His greatest influence may have been indirect, shaping a monarch rather than dominating politics himself.
1841
Retirement from power
By 1841, Melbourne's government had run out of energy. Economic difficulties, weak parliamentary numbers and the sense that the ministry existed to survive rather than govern all worked against him. Peel's Conservatives won the election, and Melbourne left office with dignity. For Victoria, the loss was personally painful; for the political system, it was a necessary adjustment. The queen had to learn to work with a minister she had not chosen emotionally. Melbourne's departure therefore completed part of his own lesson to her: constitutional monarchy required trust beyond personal affection. His health declined after a stroke in 1842, and he never returned to central power.

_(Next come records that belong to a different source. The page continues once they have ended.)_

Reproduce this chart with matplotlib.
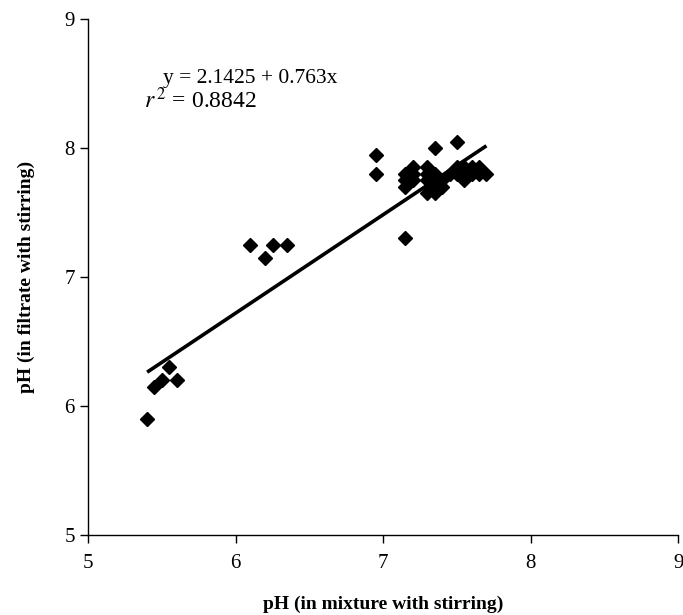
import numpy as np
import matplotlib
matplotlib.use("Agg")
from matplotlib import pyplot as plt

plt.rcParams["font.family"] = ["Liberation Serif", "DejaVu Serif"]
plt.rcParams["mathtext.fontset"] = "stix"

# pH readings
ph_mixture = [5.4, 5.45, 5.5, 5.55, 5.6,
              6.1, 6.2, 6.25, 6.35,
              6.95, 6.95, 7.15, 7.15, 7.15, 7.15, 7.2, 7.2, 7.2,
              7.3, 7.3, 7.3, 7.3, 7.35, 7.35, 7.35, 7.35, 7.4, 7.4,
              7.45, 7.5, 7.5, 7.5, 7.55, 7.55, 7.6, 7.6, 7.65, 7.65, 7.7]
ph_filtrate = [5.9, 6.15, 6.2, 6.3, 6.2,
               7.25, 7.15, 7.25, 7.25,
               7.95, 7.8, 7.3, 7.7, 7.75, 7.8, 7.75, 7.8, 7.85,
               7.65, 7.75, 7.8, 7.85, 7.65, 7.7, 7.8, 8.0, 7.7, 7.75,
               7.8, 7.85, 7.8, 8.05, 7.75, 7.85, 7.8, 7.85, 7.8, 7.85, 7.8]

intercept = 2.1425
slope = 0.763
r2 = 0.8842
ticks = [5, 6, 7, 8, 9]

fig = plt.figure(figsize=(6.83, 6.15), dpi=100)
ax = fig.add_axes([0.129, 0.130, 0.864, 0.839])

ax.plot(ph_mixture, ph_filtrate, "D", color="black", markersize=7, zorder=3)

x_fit = np.array([min(ph_mixture), max(ph_mixture)])
ax.plot(x_fit, intercept + slope * x_fit, color="black", linewidth=2.6,
        solid_capstyle="butt", zorder=2)

ax.text(5.51, 8.54, f"y = {intercept} + {slope}x", fontsize=15.5, va="center")
ax.text(5.38, 8.37, r"$r^{\,2}$" + f" = {r2}", fontsize=17, va="center")

ax.set_xlim(5, 9)
ax.set_ylim(5, 9)
ax.set_xticks(ticks)
ax.set_yticks(ticks)
ax.tick_params(direction="out", length=6, width=1, labelsize=15, colors="black")
ax.tick_params(axis="x", pad=8)
ax.tick_params(axis="y", pad=3.5)
for side in ["top", "right"]:
    ax.spines[side].set_visible(False)
for side in ["left", "bottom"]:
    ax.spines[side].set_linewidth(1)

ax.set_xlabel("pH (in mixture with stirring)", fontsize=14, fontweight="bold", labelpad=16)
ax.set_ylabel("pH (in filtrate with stirring)", fontsize=14, fontweight="bold", labelpad=21)

fig.savefig("out.png", dpi=100)
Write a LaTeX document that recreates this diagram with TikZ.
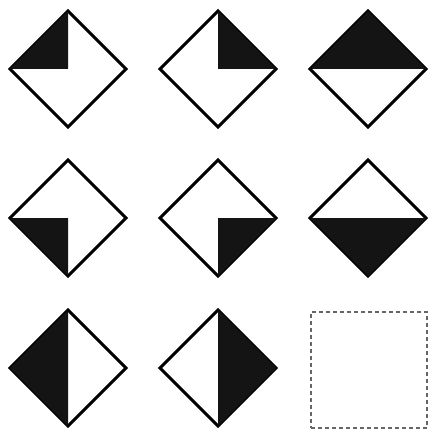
\documentclass[tikz,border=0pt]{standalone}
\usetikzlibrary{shapes.geometric}

\begin{document}
\begin{tikzpicture}[
        x=1pt, y=-1pt,
        tile/.style={draw, diamond, aspect=1, minimum size=116pt, inner sep=0pt, outer sep=0pt, line width=2.9pt},
        ink/.style={fill=black!92},
        blank/.style={draw=black!60, dashed, dash pattern=on 4pt off 3pt, line width=2.6pt, minimum size=116pt, inner sep=0pt}
    ]
    \useasboundingbox (0,0) rectangle (430,433);
    % top row
    \node[tile] (t1) at (68,69) {};
    \node[tile] (t2) at (218,69) {};
    \node[tile] (t3) at (368,69) {};
    % middle row
    \node[tile] (t4) at (68,218) {};
    \node[tile] (t5) at (218,218) {};
    \node[tile] (t6) at (368,218) {};
    % bottom row
    \node[tile] (t7) at (68,368) {};
    \node[tile] (t8) at (218,368) {};
    \node[blank] (q) at (369,370) {};

    \fill[ink] (t1.west) -- (t1.north) -- (t1.center) -- cycle;
    \fill[ink] (t2.north) -- (t2.east) -- (t2.center) -- cycle;
    \fill[ink] (t3.west) -- (t3.north) -- (t3.east) -- cycle;
    \fill[ink] (t4.west) -- (t4.south) -- (t4.center) -- cycle;
    \fill[ink] (t5.south) -- (t5.east) -- (t5.center) -- cycle;
    \fill[ink] (t6.west) -- (t6.south) -- (t6.east) -- cycle;
    \fill[ink] (t7.north) -- (t7.west) -- (t7.south) -- cycle;
    \fill[ink] (t8.north) -- (t8.east) -- (t8.south) -- cycle;
\end{tikzpicture}
\end{document}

He exited power as he had governed—quietly, without spectacle.
1848
Enduring legacy
Melbourne's legacy is subtle because his achievement was often preventive. He did not reshape Britain like Grey, Peel or Gladstone. He did not lead a mass movement or build a doctrine. He governed in the uncertain space after the Reform Act, when the political nation had expanded but the old aristocratic habits had not yet disappeared. His greatest influence was on Victoria, whom he helped turn from an inexperienced teenager into a constitutional monarch with a working grasp of government. That influence had limits: he encouraged her Whig sympathies and did not always push her toward political detachment quickly enough. Still, his patience mattered. Melbourne's biography shows that some figures shape history by lowering the temperature at moments when inexperience, scandal or constitutional friction might otherwise have done lasting damage.
His legacy rests on steadiness and influence behind the scenes rather than visible achievement.